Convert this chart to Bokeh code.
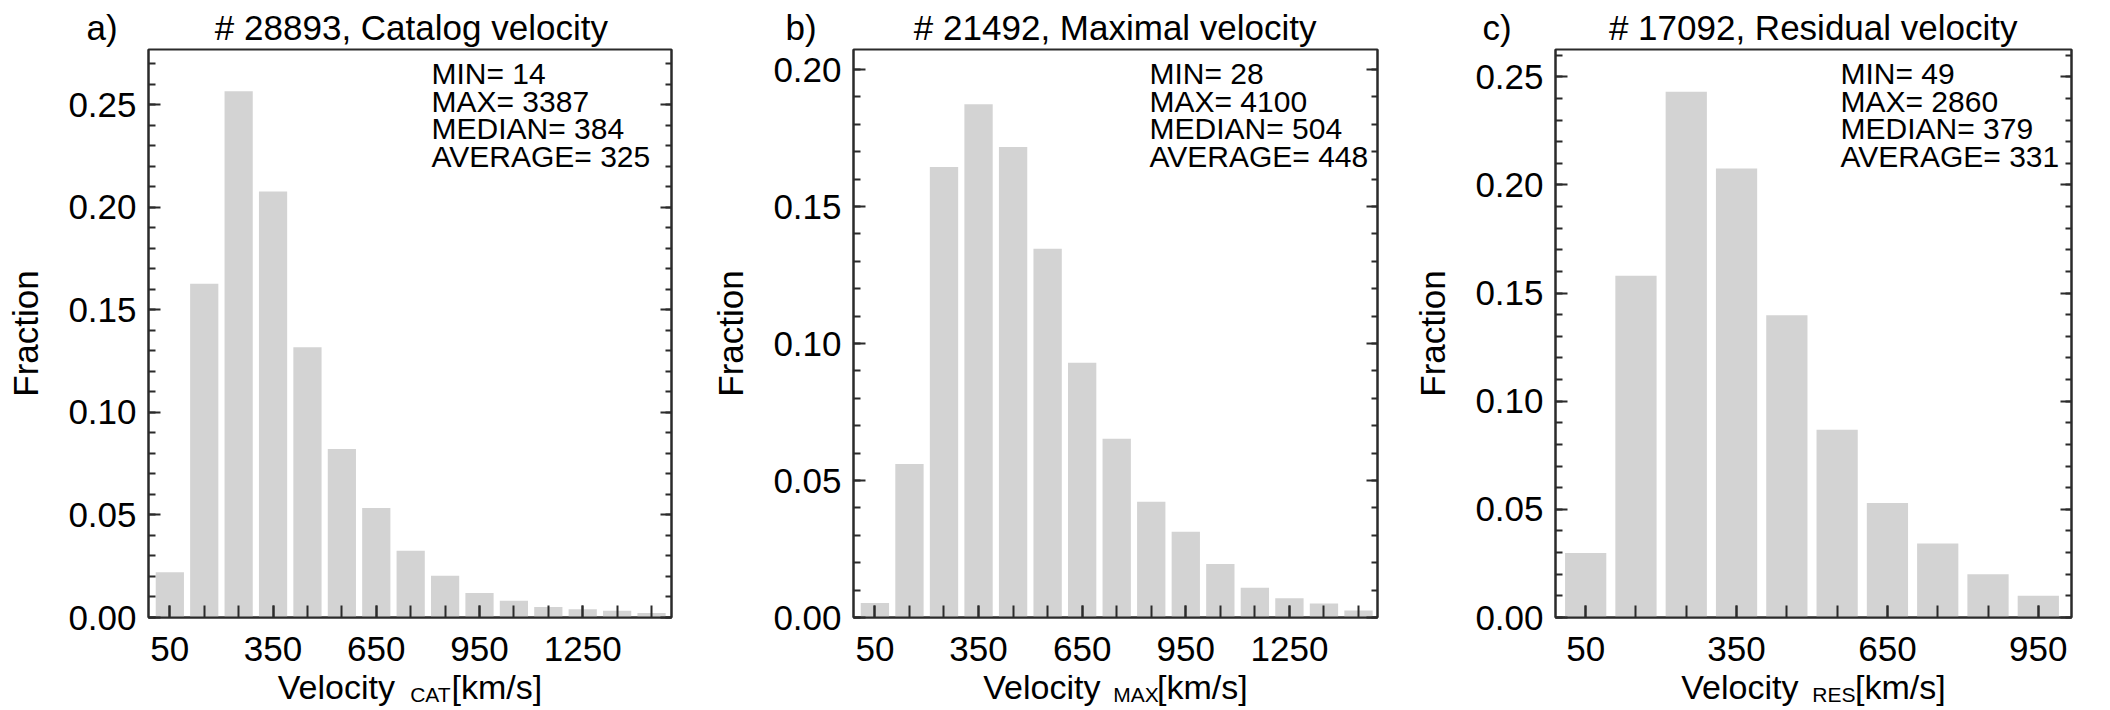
from bokeh.plotting import figure
from bokeh.layouts import row
from bokeh.models import (Label, LinearAxis, FixedTicker, SingleIntervalTicker,
                          PrintfTickFormatter, Range1d)
from bokeh.embed import file_html
from bokeh.resources import INLINE

# ---------------- data ----------------
bins_cat = [50, 150, 250, 350, 450, 550, 650, 750, 850, 950, 1050, 1150, 1250, 1350, 1450]
fraction_cat = [0.0221, 0.1628, 0.2566, 0.2078, 0.1318, 0.0822, 0.0534, 0.0325,
                0.0203, 0.0119, 0.0082, 0.0051, 0.0040, 0.0033, 0.0022]

bins_max = [50, 150, 250, 350, 450, 550, 650, 750, 850, 950, 1050, 1150, 1250, 1350, 1450]
fraction_max = [0.0053, 0.0560, 0.1644, 0.1873, 0.1717, 0.1346, 0.0930, 0.0652,
                0.0422, 0.0313, 0.0195, 0.0109, 0.0070, 0.0051, 0.0026]

bins_res = [50, 150, 250, 350, 450, 550, 650, 750, 850, 950]
fraction_res = [0.0298, 0.1580, 0.2431, 0.2076, 0.1397, 0.0868, 0.0529, 0.0342, 0.0200, 0.0101]

xtick_labels_cat = [50, 350, 650, 950, 1250]
xtick_labels_max = [50, 350, 650, 950, 1250]
xtick_labels_res = [50, 350, 650, 950]

titles = ["# 28893, Catalog velocity", "# 21492, Maximal velocity", "# 17092, Residual velocity"]
letters = ["a)", "b)", "c)"]
subscripts = ["CAT", "MAX", "RES"]
stats_cat = ["MIN= 14", "MAX= 3387", "MEDIAN= 384", "AVERAGE= 325"]
stats_max = ["MIN= 28", "MAX= 4100", "MEDIAN= 504", "AVERAGE= 448"]
stats_res = ["MIN= 49", "MAX= 2860", "MEDIAN= 379", "AVERAGE= 331"]

FONT = "Liberation Sans"
FRAME_H = 568
TOP_BORDER = 49
BOTTOM_BORDER = 93
BAR_COLOR = "#d3d3d3"
LINE_COLOR = "#2b2b2b"
NBSP = "\u00a0"


def lab(p, x, y, text, size, align="left"):
    p.add_layout(Label(x=x, y=y, x_units="screen", y_units="screen", text=text,
                       text_font=FONT, text_font_size=size, text_align=align,
                       text_baseline="alphabetic", text_color="black"))


def make_panel(centers, fracs, xticks, title, letter, stats, sub,
               xr, ymax, frame_w, bl, br, letter_x, stats_x):
    p = figure(frame_width=frame_w, frame_height=FRAME_H,
               x_range=Range1d(*xr), y_range=Range1d(0, ymax),
               output_backend="svg", toolbar_location=None,
               min_border_left=bl, min_border_right=br,
               min_border_top=TOP_BORDER, min_border_bottom=BOTTOM_BORDER)
    p.grid.visible = False
    p.outline_line_color = LINE_COLOR
    p.outline_line_width = 2

    # title with panel letter
    p.title.text = letter + NBSP * 10 + title
    p.title.align = "left"
    p.title.offset = letter_x
    p.title.standoff = 5
    p.title.text_font = FONT
    p.title.text_font_size = "35px"
    p.title.text_font_style = "normal"
    p.title.text_color = "black"

    p.vbar(x=centers, top=fracs, bottom=0, width=82, fill_color=BAR_COLOR, line_color=None)

    # x axis
    xa = p.xaxis[0]
    xa.ticker = FixedTicker(ticks=xticks, minor_ticks=centers)
    xa.major_tick_in = 12
    xa.major_tick_out = 0
    xa.minor_tick_in = 12
    xa.minor_tick_out = 0
    xa.major_tick_line_color = LINE_COLOR
    xa.minor_tick_line_color = LINE_COLOR
    xa.major_tick_line_width = 2
    xa.minor_tick_line_width = 2
    xa.axis_line_color = LINE_COLOR
    xa.axis_line_width = 2
    xa.major_label_text_font = FONT
    xa.major_label_text_font_size = "35px"
    xa.major_label_text_color = "black"
    xa.major_label_standoff = 19
    xa.axis_label = "Velocity" + NBSP * 6 + "[km/s]"
    xa.axis_label_text_font = FONT
    xa.axis_label_text_font_size = "34px"
    xa.axis_label_text_font_style = "normal"
    xa.axis_label_text_color = "black"
    xa.axis_label_standoff = 4

    # subscript of the x label, as a label-only axis below
    sub_axis = LinearAxis(ticker=FixedTicker(ticks=[]), axis_line_color=None,
                          major_tick_line_color=None, minor_tick_line_color=None,
                          major_tick_in=0, major_tick_out=0, minor_tick_in=0, minor_tick_out=0,
                          major_label_text_color=None, major_label_standoff=0,
                          axis_label=NBSP * 7 + sub, axis_label_text_font=FONT,
                          axis_label_text_font_size="21px", axis_label_text_font_style="normal",
                          axis_label_text_color="black", axis_label_standoff=-26)
    p.add_layout(sub_axis, "below")

    # y axis
    ya = p.yaxis[0]
    ya.ticker = SingleIntervalTicker(interval=0.05, num_minor_ticks=5)
    ya.formatter = PrintfTickFormatter(format="%.2f")
    ya.major_tick_in = 12
    ya.major_tick_out = 0
    ya.minor_tick_in = 7
    ya.minor_tick_out = 0
    ya.major_tick_line_color = LINE_COLOR
    ya.minor_tick_line_color = LINE_COLOR
    ya.major_tick_line_width = 2
    ya.minor_tick_line_width = 2
    ya.axis_line_color = LINE_COLOR
    ya.axis_line_width = 2
    ya.major_label_text_font = FONT
    ya.major_label_text_font_size = "35px"
    ya.major_label_text_color = "black"
    ya.major_label_standoff = 12
    ya.axis_label = "Fraction"
    ya.axis_label_text_font = FONT
    ya.axis_label_text_font_size = "35px"
    ya.axis_label_text_font_style = "normal"
    ya.axis_label_text_color = "black"
    ya.axis_label_standoff = 20

    # right mirror axis (ticks only)
    ra = LinearAxis(ticker=SingleIntervalTicker(interval=0.05, num_minor_ticks=5),
                    major_label_text_color=None, major_label_text_font_size="1px",
                    major_label_standoff=0,
                    major_tick_in=11, major_tick_out=0, minor_tick_in=6, minor_tick_out=0,
                    major_tick_line_color=LINE_COLOR, minor_tick_line_color=LINE_COLOR,
                    major_tick_line_width=2, minor_tick_line_width=2,
                    axis_line_color=LINE_COLOR, axis_line_width=2)
    p.add_layout(ra, "right")

    # statistics block (inside the frame)
    for i, s in enumerate(stats):
        lab(p, stats_x, FRAME_H - 24 - i * 27.6, s, "30px")

    return p


pa = make_panel(bins_cat, fraction_cat, xtick_labels_cat, titles[0], letters[0], stats_cat, subscripts[0],
                (-12, 1508), 0.277, 523, 148, 35, -62, 283)
pb = make_panel(bins_max, fraction_max, xtick_labels_max, titles[1], letters[1], stats_max, subscripts[1],
                (-12, 1505), 0.2073, 524, 147, 27, -68, 296)
pc = make_panel(bins_res, fraction_res, xtick_labels_res, titles[2], letters[2], stats_res, subscripts[2],
                (-10, 1016), 0.2626, 516, 151, 39, -73, 285)

layout = row(pa, pb, pc, spacing=0)
open("out.html", "w").write(file_html(layout, INLINE))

◆ **Given task**
Reproduce the data above word for word from its first line through the line that holds "xtick_labels_res = [50, 350, 650, 950]", both ends included; skip pictures.

◆ **Solution below**
Convert this chart to Bokeh code.
from bokeh.plotting import figure
from bokeh.layouts import row
from bokeh.models import (Label, LinearAxis, FixedTicker, SingleIntervalTicker,
                          PrintfTickFormatter, Range1d)
from bokeh.embed import file_html
from bokeh.resources import INLINE

# ---------------- data ----------------
bins_cat = [50, 150, 250, 350, 450, 550, 650, 750, 850, 950, 1050, 1150, 1250, 1350, 1450]
fraction_cat = [0.0221, 0.1628, 0.2566, 0.2078, 0.1318, 0.0822, 0.0534, 0.0325,
                0.0203, 0.0119, 0.0082, 0.0051, 0.0040, 0.0033, 0.0022]

bins_max = [50, 150, 250, 350, 450, 550, 650, 750, 850, 950, 1050, 1150, 1250, 1350, 1450]
fraction_max = [0.0053, 0.0560, 0.1644, 0.1873, 0.1717, 0.1346, 0.0930, 0.0652,
                0.0422, 0.0313, 0.0195, 0.0109, 0.0070, 0.0051, 0.0026]

bins_res = [50, 150, 250, 350, 450, 550, 650, 750, 850, 950]
fraction_res = [0.0298, 0.1580, 0.2431, 0.2076, 0.1397, 0.0868, 0.0529, 0.0342, 0.0200, 0.0101]

xtick_labels_cat = [50, 350, 650, 950, 1250]
xtick_labels_max = [50, 350, 650, 950, 1250]
xtick_labels_res = [50, 350, 650, 950]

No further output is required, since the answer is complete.